El manotazo falló, como se sabe. Pero la verdadera derrota estratégica de Washington en aquella oportunidad fue que abandonó una bandera de la cual había extraído cuantiosos beneficios: su hipócrita defensa de la democracia. No podría exagerarse la trascendencia de esa mudanza, que dejó ante el mundo al imperialismo estadounidense como promotor de la violencia golpista y a Chávez como defensor de la democracia.
En el período posterior este vuelco estratégico no volvió a manifestarse bajo la forma de un golpe de Estado. Pero se repitió una y otra vez en dos recursos sucedáneos: desestabilización y fraude comicial.
No hay modo de negarlo: hubo fraude en las elecciones en Perú, en México y ahora en Ecuador. En cada caso, tras los testaferros locales, estuvo la mano de Washington. Más aún: en los casos donde no se recurrió al fraude descarado ¿qué opciones tuvieron electores y candidatos? Aquéllos, escoger entre dos figuras predominantes en los medios de difusión; éstos, hacer todas las concesiones necesarias para lograr un lugar en esos medios.
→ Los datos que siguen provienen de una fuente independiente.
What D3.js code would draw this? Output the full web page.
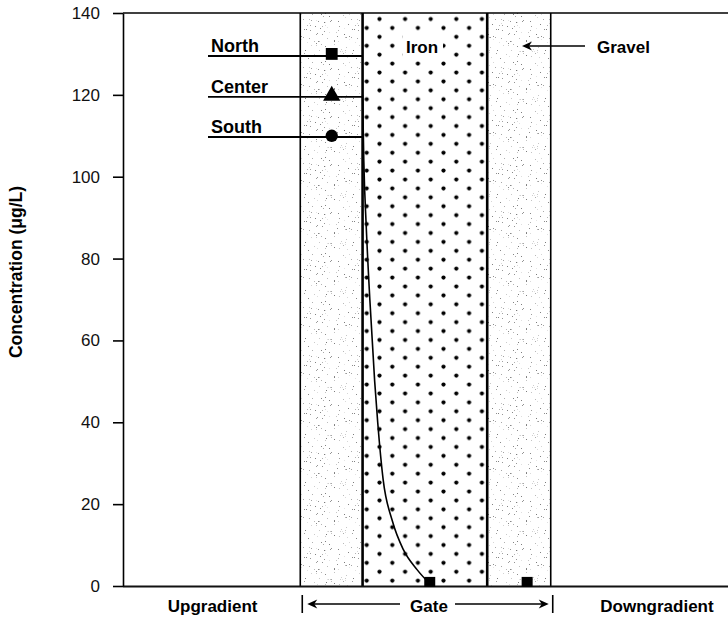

Los casos de transfiguración súbita de más de un candidato, o de corrupción extrema en sus aparatos políticos, son indisociables de aquella necesidad que iguala campaña electoral con sumas multimillonarias y subordinación a las reglas impuestas por los medios.
De modo que por vía del fraude o la corrupción intrínseca del sistema, las elecciones de 2006 dejan un saldo de inexorables consecuencias: victorias de opciones antimperialistas allí donde Washington no pudo neutralizarlas (Bolivia y Venezuela), frustración de las mayorías allí donde la plasticidad de los candidatos llevó a relegar programas originales (Brasil), descreimiento en las masas –y sobre todo en las juventudes- allí donde se apeló al fraude sin tapujos.
La bandera de la democracia
El corolario es claro: donde pierde Estados Unidos apela a la desestabilización; y para no perder niega redondamente la democracia.
A un año de su estrepitosa derrota en la cumbre de las Américas, en Mar del Plata, los esfuerzos de la Casa Blanca por recuperar el terreno perdido tienen diferente resultado según cada país, pero una constante como línea estratégica: la contraofensiva en curso no está planteada en los marcos del sistema que formalmente defiende Estados Unidos: la democracia capitalista.
No es por acaso que el congreso estadounidense, casi sin oposición, votó una ley ignominiosa que retrotrae al mundo al medioevo al autorizar las detenciones sin juicio y la utilización de la tortura. Es la forma en que se traduce una política interna e internacional dictada por la realidad económica del centro imperialista, resumida en un dato: para sostenerse, el Tesoro estadounidense se endeuda a un ritmo de 3000 millones de dólares diarios.
A la inversa de lo ocurrido en la última coyuntura de crisis grave del capitalismo mundial, un cuarto de siglo atrás -culminado paradojalmente con el derrumbe de la Unión Soviética- en esta nueva instancia crucial Estados Unidos no tiene ni podrá ya tener en su arsenal estratégico la bandera de la democracia. Falta que al otro lado del precipicio que separa al imperialismo de quienes lo resisten, se asuma el inseparable entrelazamiento de democracia y revolución.